MP3.Com Plans Initial Public Offering Sometime in '99, CEO Says

New York, March 7 (Bloomberg) -- MP3.com, a distributor of
music over the Internet, plans to sell shares to the public
sometime before the end of this year, Chief Executive Michael
Robertson said.

MP3.com, founded in November 1997, is named for the popular
technology that enables people to easily download CD-quality
music over the Internet, mostly for free and currently without
regard for royalties or copyrights. MP3.com says its Web site
attracts more than 200,000 visitors a day and that it's signed up
more than 6,000 artists and independent record labels to sell
music over the site.

MP3.com is at the center of an escalating controversy in the
music business over the future of digital music. The music
industry is scrambling to set standards for online music delivery
in order to gain control over this new distribution channel,
which many people believe will eventually become as commonplace
as compact discs or tape cassettes.

The music industry ''either needs to get in on the game or
watch the entire industry go to somebody else,'' Robertson said
in an interview at this weekend's New York Music and Internet
Expo, a conference for musicians and technology companies.
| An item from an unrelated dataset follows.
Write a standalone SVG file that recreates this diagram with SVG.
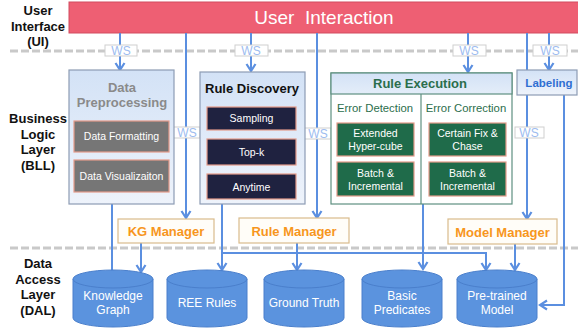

MP3.com is trying to sell itself as an alternative to the
big record companies for fans who want inexpensive, or free,
music over the Internet, and smaller musicians, who are
frequently overlooked by major record labels.

''There are two classes here -- the music industry, which is
interested in protecting its distribution, and the Internet
crowd, which is more focused on the consumer and the independent
artist,'' Robertson said.

MP3.com isn't worried that its namesake technology will
become obsolete because the company intends to adapt to new
technologies as they develop, Robertson said.

''MP3.com is the next MTV, except it will grow much
bigger,'' Robertson said in his keynote address.